Timothy Hallinan interview: Little Elvises

Little Elvises by Timothy Hallinan

Timothy Hallinan, both Edgar- and Macavity-award nominated in 2011, is the author of the Poke Rafferty Bangkok thrillers and the Junior Bender Mysteries. This year, he conceived and edited an ebook of original short stories by 20 well-known mystery authors, SHAKEN: STORIES FOR JAPAN, with 100% of the price going to Japanese disaster relief. His most recent book is the Junior Bender ebook, LITTLE ELVISES.

Can you sum up LITTLE ELVISES in no more than 25 words?

A thriller with a laugh track, set in Los Angeles, with roots in the 1960s imitation Elvises. Almost everyone, including the hero, is a crook.

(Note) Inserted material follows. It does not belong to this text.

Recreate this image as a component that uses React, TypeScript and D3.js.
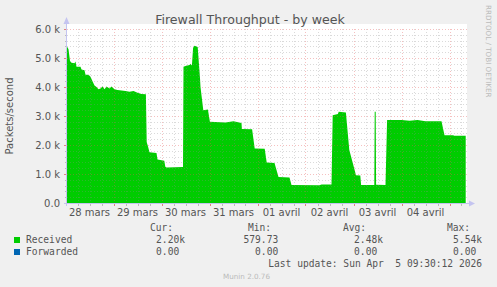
import React from "react";
import * as d3 from "d3";

// hours since 2026-03-28 00:00 UTC, and packets/second received
const hours = [
  0.75, 1.5, 2.25, 3.0, 4.5, 5.0, 5.5, 7.5, 8.0, 9.5, 10.0, 11.5, 12.5, 13.5, 14.5, 15.5,
  16.5, 17.5, 18.5, 19.5, 20.5, 22, 23, 24.5, 26, 28, 30, 32, 34, 36, 38, 40.2,
  40.6, 41.25, 42, 45.5, 46, 49.4, 49.9, 50.5, 58.75, 59.0, 60, 62, 62.5, 63.2,
  63.8, 64.5, 66.1, 67.25, 67.5, 68.9, 71.2, 72.2, 80, 84, 88, 88.2, 93.3, 94.6,
  99.6, 100.6, 104.5, 106.5, 112, 113, 127, 128, 133.0, 133.6, 136.2, 136.6, 140.2, 141.9,
  144.8, 145.2, 147.4, 147.8, 154.4, 154.6, 155.1, 155.3, 160.0, 160.8, 168, 172, 176, 180,
  188.0, 189.5, 194, 194.2, 200.1,
];
const received = [
  5400, 5300, 4900, 4840, 4820, 4880, 4700, 4700, 4600, 4580, 4420, 4420, 4350, 4200, 4050, 4000,
  3920, 3950, 4020, 3920, 4020, 3950, 4020, 3920, 3900, 3880, 3860, 3840, 3860, 3800, 3760, 3750,
  2100, 1950, 1750, 1720, 1500, 1460, 1250, 1220, 1240, 4700, 4720, 4760, 4800, 4740,
  5350, 5420, 5380, 4300, 4000, 3200, 3220, 2800, 2780, 2820, 2760, 2550, 2540, 1880,
  1870, 1400, 1380, 900, 880, 620, 610, 640, 640, 3030, 3070, 3150, 3120, 1830,
  1080, 960, 950, 620, 620, 3150, 3150, 630, 620, 2860, 2860, 2840, 2860, 2820,
  2820, 2340, 2340, 2320, 2320,
];

const dayLabels = ["28 mars", "29 mars", "30 mars", "31 mars", "01 avril", "02 avril", "03 avril", "04 avril"];
const yTicks = [0, 1000, 2000, 3000, 4000, 5000, 6000];
const yTickLabels = ["0.0", "1.0 k", "2.0 k", "3.0 k", "4.0 k", "5.0 k", "6.0 k"];

const legendNames = ["Received", "Forwarded"];
const legendColors = ["#00cc00", "#0066b3"];
const statHeaders = ["Cur:", "Min:", "Avg:", "Max:"];
const statValues = [
  ["  2.20k", "579.73 ", "  2.48k", "  5.54k"],
  ["  0.00 ", "  0.00 ", "  0.00 ", "  0.00 "],
];

const BASE = Date.UTC(2026, 2, 28, 0, 0, 0);
const H = 3600 * 1000;

export default function App() {
  const W = 497;
  const HGT = 287;
  const left = 67, right = 467, top = 29, bottom = 203;
  const start = new Date(BASE + 0.75 * H);
  const end = new Date(BASE + 200.75 * H);
  const x = d3.scaleUtc().domain([start, end]).range([left, right]);
  const y = d3.scaleLinear().domain([0, 6000]).range([bottom, top]);

  const data = hours.map((h, i) => ({ t: new Date(BASE + h * H), v: received[i] }));
  const area = d3
    .area<{ t: Date; v: number }>()
    .x((d) => x(d.t))
    .y0(y(0))
    .y1((d) => y(d.v));

  const minorH = d3.range(0, 6001, 200).filter((v) => v % 1000 !== 0);
  const sixHours = d3.utcHour.every(6)!.range(start, end).filter((d) => d.getUTCHours() !== 0);
  const midnights = d3.utcDay.range(start, end);
  const noons = dayLabels.map((_, i) => new Date(BASE + (12 + 24 * i) * H));

  const mono = "'DejaVu Sans Mono', monospace";
  const sans = "'DejaVu Sans', sans-serif";
  const cw = 5.78;
  const colRight = [185, 284, 383, 482];
  const headX = [150, 248, 343, 447];

  return (
    <svg width={W} height={HGT} style={{ position: "absolute", left: 0, top: 0 }}>
      <rect x={0} y={0} width={W} height={HGT} fill="#f0f0f0" />
      <rect x={left} y={top - 5} width={right - left} height={bottom - top + 5} fill="#ffffff" />
      <path d={area(data) || ""} fill="#00cc00" />
      {/* minor grid */}
      <g stroke="rgba(140,140,140,0.32)" strokeWidth={1} strokeDasharray="1,2">
        {minorH.map((v) => (
          <line key={"mh" + v} x1={left} x2={right} y1={Math.round(y(v)) + 0.5} y2={Math.round(y(v)) + 0.5} />
        ))}
        {sixHours.map((d, i) => (
          <line key={"mv" + i} x1={Math.round(x(d)) + 0.5} x2={Math.round(x(d)) + 0.5} y1={top} y2={bottom} />
        ))}
      </g>
      {/* major grid */}
      <g stroke="rgba(230,90,90,0.38)" strokeWidth={1} strokeDasharray="1,2">
        {yTicks.slice(1).map((v) => (
          <line key={"Mh" + v} x1={left} x2={right} y1={Math.round(y(v)) + 0.5} y2={Math.round(y(v)) + 0.5} />
        ))}
        {midnights.map((d, i) => (
          <line key={"Mv" + i} x1={Math.round(x(d)) + 0.5} x2={Math.round(x(d)) + 0.5} y1={top} y2={bottom} />
        ))}
      </g>
      {/* x ticks */}
      <g strokeWidth={1}>
        {sixHours.map((d, i) => (
          <line key={"xt" + i} x1={Math.round(x(d)) + 0.5} x2={Math.round(x(d)) + 0.5} y1={bottom} y2={bottom + 3} stroke="#bbbbbb" />
        ))}
        {midnights.map((d, i) => (
          <line key={"xT" + i} x1={Math.round(x(d)) + 0.5} x2={Math.round(x(d)) + 0.5} y1={bottom} y2={bottom + 3} stroke="#e08080" />
        ))}
        {minorH.map((v) => (
          <line key={"yt" + v} x1={left - 2} x2={left} y1={Math.round(y(v)) + 0.5} y2={Math.round(y(v)) + 0.5} stroke="#bbbbbb" />
        ))}
        {yTicks.map((v) => (
          <line key={"yT" + v} x1={left - 3} x2={left} y1={Math.round(y(v)) + 0.5} y2={Math.round(y(v)) + 0.5} stroke="#e08080" />
        ))}
      </g>
      {/* axes */}
      <line x1={left - 0.5} x2={left - 0.5} y1={bottom + 3} y2={top - 6} stroke="#c4c4f0" strokeWidth={1} />
      <line x1={left - 3} x2={right + 3} y1={bottom + 0.5} y2={bottom + 0.5} stroke="#c4c4f0" strokeWidth={1} />
      <path d={`M${left - 3.5},${top - 5} L${left - 0.5},${top - 12} L${left + 2.5},${top - 5} Z`} fill="#c4c4f0" />
      <path d={`M${right + 2},${bottom - 2.5} L${right + 8},${bottom + 0.5} L${right + 2},${bottom + 3.5} Z`} fill="#c4c4f0" />
      {/* y labels */}
      {yTicks.map((v, i) => (
        <text key={"yl" + v} x={60} y={y(v) + 3.5} textAnchor="end" fontFamily={sans} fontSize={10} fill="#555555">
          {yTickLabels[i]}
        </text>
      ))}
      {/* x labels */}
      {noons.map((d, i) => (
        <text key={"xl" + i} x={x(d)} y={216} textAnchor="middle" fontFamily={sans} fontSize={10} fill="#555555">
          {dayLabels[i]}
        </text>
      ))}
      {/* title */}
      <text x={250} y={24} textAnchor="middle" fontFamily={sans} fontSize={12.6} fill="#555555">
        Firewall Throughput - by week
      </text>
      <text transform="translate(12.5,116) rotate(-90)" textAnchor="middle" fontFamily={sans} fontSize={10} fill="#555555">
        Packets/second
      </text>
      <text transform="translate(485.5,5) rotate(90)" textAnchor="start" fontFamily={sans} fontSize={7.2} fill="#bbbbbb">
        RRDTOOL / TOBI OETIKER
      </text>
      {/* legend */}
      {statHeaders.map((h, i) => (
        <text key={"sh" + i} x={headX[i]} y={230.5} fontFamily={mono} fontSize={9.6} fill="#555555" style={{ whiteSpace: "pre" }}>
          {h}
        </text>
      ))}
      {legendNames.map((n, r) => (
        <g key={"lg" + r}>
          <rect x={14} y={237 + r * 12} width={6} height={6} fill={legendColors[r]} />
          <text x={26} y={243 + r * 12} fontFamily={mono} fontSize={9.6} fill="#555555">
            {n}
          </text>
          {statValues[r].map((s, c) => (
            <text key={"sv" + c} x={colRight[c] - s.length * cw} y={243 + r * 12} fontFamily={mono} fontSize={9.6} fill="#555555" style={{ whiteSpace: "pre" }}>
              {s}
            </text>
          ))}
        </g>
      ))}
      <text x={482} y={267} textAnchor="end" fontFamily={mono} fontSize={9.6} fill="#555555" style={{ whiteSpace: "pre" }}>
        {"Last update: Sun Apr  5 09:30:12 2026"}
      </text>
      <text x={223} y={279} fontFamily={sans} fontSize={7.2} fill="#bbbbbb">
        Munin 2.0.76
      </text>
    </svg>
  );
}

What was your motivation for writing it?

I wanted to make myself laugh, for one thing. The first-person narrator of this series, Junior Bender (I didn't know—until Zoë Sharp told me—what “Bender” means in British slang), is a burglar who moonlights as a private eye for crooks. Junior operates on a moral scale that interests and amuses me. He's a career criminal, but he's also an unhappily divorced man who worships his daughter, and—within broad limits—he always keeps his word. Junior's voice was in my ear the entire time I wrote the book.

Also, I always found the Little Elvises, most of whom had careers that could be measured in months, both funny and sad, which I think is a great combination.

How long did it take you to write?

Seven weeks to a full first draft, because once Junior starts, he won't let go of me. I wrote the first book about him, CRASHED, in five weeks, which is the fastest ever for me.

How important is a book's central character?

It's pretty close to everything, especially when that character is written in first person. He/she is the reader's guide and companion. If the reader doesn't want to hang around with the central character—well, there are a lot of other books out there.

What's your favourite part of the writing process?


Ever tried your hand at screenwriting?

When my first series of books came out, in the 1990s, I got a call from a very big producer, who shall remain nameless, asking whether I'd like to make obscene amounts of money as a dialogue doctor. I said yes and got a script someone had obviously slaved over for God only knows how long along with a bunch of notes about how to make some scenes stronger. The dominant voice in this process undoubtedly belonged either to the lead actor or his agent, because over and over again, I was instructed to give him the closing line in a scene, and make it a grand slam. I was also, for two scenes, asked to give him a specific number of additional words – say, 48. That drove me crazy until I counted the words for him and the other actor/actress in each scene and learned that 48 new words would give that character one more word in the scene than the other character had.

I sent the script back and begged off.

Do you have any other projects on the go?

I'm most of the way through the fifth Poke Rafferty Bangkok thriller, THE FEAR ARTIST, and I've got about 20,000 words on the next Junior, MUTHER'S DAY. And I get up every day full of anxiety about whether the day's work will be any good and also thrilled silly that I get to do this for a living.

Little Elvises by Timothy Hallinan


  1. Hallinan is the nuts. It's amazing how different his Rafferty and Bender books can be, and still be as effective as they are.

  2. Thanks, Allan -- I really appreciate the exposure. I've been feeling underexposed lately.

    Hi, Dana! Nice to see you on this side of the pond, and thanks for the kind words.

  3. Great to have you here, Tim. Love the screenwriting anecdote.

  4. Thanks, Al -- I could tell you who the "actor" was, but then I'd have to kill you.